On sait de source sûre que Sophocle a écrit 123 pièces ; sept seulement nous sont parvenues. La culture occidentale a fait de ses pièces sauvées des piliers essentiels pour ses rêveries : les deux Œdipe et Antigone sont au cœur de toutes les considérations politiques, sociologiques ou psychologiques qui sont débattues à notre époque et ce depuis la Renaissance au moins. On se doute, lisant Sophocle, que ce pourrait bien être l’ensemble majeur du théâtre d’occident et que le reste, ma foi, Shakespeare excepté, n’atteint jamais cette largeur de vues. On imagine difficilement ce qu’aurait pu être notre culture si les 123 pièces nous étaient parvenues…
Aristote raconte le sujet d’une pièce de Sophocle qui a disparu ; grâce au philosophe, nous avons la trame : une jeune fille est violée par un garçon ; pour qu’elle ne parle pas, il lui coupe la langue. La jeune fille se lance alors dans un travail de tissage pour raconter ce qui lui est arrivé et donner à voir le visage du coupable. Il est arrêté et exécuté.  
 Cette Voix de la Navette résonne en nous de manière étrange à cause des moyens techniques dont nous aurions disposé pour confondre le coupable.
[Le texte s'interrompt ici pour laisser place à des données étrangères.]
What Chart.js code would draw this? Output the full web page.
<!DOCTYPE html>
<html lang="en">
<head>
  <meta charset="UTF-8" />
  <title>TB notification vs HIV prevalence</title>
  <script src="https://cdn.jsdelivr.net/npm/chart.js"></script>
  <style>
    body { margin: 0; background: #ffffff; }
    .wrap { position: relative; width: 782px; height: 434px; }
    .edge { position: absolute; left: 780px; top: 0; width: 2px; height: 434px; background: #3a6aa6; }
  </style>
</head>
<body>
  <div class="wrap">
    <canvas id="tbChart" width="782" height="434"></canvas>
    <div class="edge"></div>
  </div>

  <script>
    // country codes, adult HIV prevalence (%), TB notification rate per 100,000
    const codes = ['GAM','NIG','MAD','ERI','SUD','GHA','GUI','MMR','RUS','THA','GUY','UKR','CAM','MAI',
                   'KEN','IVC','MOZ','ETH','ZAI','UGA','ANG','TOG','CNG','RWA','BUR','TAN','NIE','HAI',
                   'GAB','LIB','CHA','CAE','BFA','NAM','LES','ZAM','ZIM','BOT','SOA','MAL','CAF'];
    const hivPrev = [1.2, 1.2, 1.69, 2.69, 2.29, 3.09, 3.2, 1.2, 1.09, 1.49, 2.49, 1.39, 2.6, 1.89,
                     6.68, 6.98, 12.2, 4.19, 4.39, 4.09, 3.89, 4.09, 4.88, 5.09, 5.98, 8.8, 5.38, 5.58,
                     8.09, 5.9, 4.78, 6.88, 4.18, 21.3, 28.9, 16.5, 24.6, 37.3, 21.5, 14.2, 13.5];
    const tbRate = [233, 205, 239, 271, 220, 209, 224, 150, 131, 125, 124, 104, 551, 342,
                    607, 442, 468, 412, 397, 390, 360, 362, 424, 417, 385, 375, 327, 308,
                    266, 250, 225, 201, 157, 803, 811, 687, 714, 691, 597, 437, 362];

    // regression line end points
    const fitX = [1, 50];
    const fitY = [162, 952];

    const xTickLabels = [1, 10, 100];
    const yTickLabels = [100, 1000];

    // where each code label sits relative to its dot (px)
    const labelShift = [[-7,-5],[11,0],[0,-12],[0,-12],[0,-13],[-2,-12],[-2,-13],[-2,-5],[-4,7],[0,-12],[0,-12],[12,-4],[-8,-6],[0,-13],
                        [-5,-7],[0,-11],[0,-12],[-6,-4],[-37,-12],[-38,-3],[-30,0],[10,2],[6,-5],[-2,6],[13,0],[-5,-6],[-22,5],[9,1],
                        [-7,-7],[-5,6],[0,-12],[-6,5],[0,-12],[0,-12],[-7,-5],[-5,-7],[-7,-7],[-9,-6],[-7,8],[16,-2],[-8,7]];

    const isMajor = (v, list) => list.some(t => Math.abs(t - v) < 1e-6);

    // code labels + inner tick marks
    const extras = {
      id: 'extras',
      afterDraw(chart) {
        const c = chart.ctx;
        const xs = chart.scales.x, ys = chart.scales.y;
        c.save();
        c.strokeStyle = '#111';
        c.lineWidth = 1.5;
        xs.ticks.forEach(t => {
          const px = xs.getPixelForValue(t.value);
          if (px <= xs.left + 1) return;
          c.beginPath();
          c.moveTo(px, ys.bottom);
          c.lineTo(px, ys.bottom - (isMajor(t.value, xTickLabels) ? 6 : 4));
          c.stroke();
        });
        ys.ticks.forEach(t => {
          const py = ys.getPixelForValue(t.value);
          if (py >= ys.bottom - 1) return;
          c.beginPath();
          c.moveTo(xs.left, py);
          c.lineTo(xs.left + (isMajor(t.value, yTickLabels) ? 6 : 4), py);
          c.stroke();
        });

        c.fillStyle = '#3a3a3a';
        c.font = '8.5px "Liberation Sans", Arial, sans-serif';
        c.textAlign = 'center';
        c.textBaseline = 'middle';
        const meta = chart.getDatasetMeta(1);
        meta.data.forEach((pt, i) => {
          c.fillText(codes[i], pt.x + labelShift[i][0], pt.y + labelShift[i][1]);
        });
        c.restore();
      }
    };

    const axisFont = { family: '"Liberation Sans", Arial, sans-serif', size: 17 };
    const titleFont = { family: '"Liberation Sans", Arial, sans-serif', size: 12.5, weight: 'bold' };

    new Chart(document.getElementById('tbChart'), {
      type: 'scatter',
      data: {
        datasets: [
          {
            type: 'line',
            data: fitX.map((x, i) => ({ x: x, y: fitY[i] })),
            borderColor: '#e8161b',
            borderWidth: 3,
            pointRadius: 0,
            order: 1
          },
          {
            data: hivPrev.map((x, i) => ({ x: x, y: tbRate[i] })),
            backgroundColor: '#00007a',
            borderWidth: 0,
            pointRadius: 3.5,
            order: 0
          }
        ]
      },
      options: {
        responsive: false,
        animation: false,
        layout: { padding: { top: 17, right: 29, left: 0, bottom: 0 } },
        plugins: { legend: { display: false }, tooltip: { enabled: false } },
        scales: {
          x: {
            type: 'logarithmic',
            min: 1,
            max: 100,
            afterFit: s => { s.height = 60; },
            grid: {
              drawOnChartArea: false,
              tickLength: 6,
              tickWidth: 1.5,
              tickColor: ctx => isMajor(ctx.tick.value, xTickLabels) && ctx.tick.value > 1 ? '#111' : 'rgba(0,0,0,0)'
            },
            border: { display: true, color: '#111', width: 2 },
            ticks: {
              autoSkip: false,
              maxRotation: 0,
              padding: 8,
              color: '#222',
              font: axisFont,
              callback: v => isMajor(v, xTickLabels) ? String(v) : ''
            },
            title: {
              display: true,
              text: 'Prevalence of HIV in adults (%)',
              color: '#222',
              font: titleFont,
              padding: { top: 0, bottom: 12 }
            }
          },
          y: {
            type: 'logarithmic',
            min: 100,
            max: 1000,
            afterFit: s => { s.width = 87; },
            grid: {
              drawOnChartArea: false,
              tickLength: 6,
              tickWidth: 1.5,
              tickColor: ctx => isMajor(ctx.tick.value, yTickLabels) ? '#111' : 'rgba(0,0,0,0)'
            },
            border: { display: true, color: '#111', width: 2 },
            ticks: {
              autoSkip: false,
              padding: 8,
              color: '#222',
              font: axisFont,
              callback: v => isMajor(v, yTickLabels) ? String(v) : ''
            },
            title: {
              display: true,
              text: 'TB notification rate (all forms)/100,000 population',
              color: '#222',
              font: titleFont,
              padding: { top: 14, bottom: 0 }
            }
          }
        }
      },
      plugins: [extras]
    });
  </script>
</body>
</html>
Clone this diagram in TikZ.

Le tissage, malgré tout, s’avère un moyen autrement malicieux que la recherche d’ADN : cet entrecroisement de fils énonce la vérité des faits et donne à voir le visage du criminel. J’y vois une représentation de l’écriture, où ligne après ligne la vérité se fait jour… l’intérêt de cette trame – le mot convient à merveille – semble inépuisable : poésie, théâtre, écriture, récit, tout est convoqué à la fois. Je n’oublie pas que la musique, où la mélodie n’a de sens qu’appuyée par l’harmonie, est également une trame tissée à la fois horizontalement et verticalement.
La Voix de la Navette est perçue comme une pièce magnifique de perspectives… elle est manquante, c’est vrai… mais le sujet en est si ahurissant qu’il nous semble que nos paroles théâtrales (musicales, mythiques) ne cessent de courir derrière son absence jusqu’à l’essoufflement.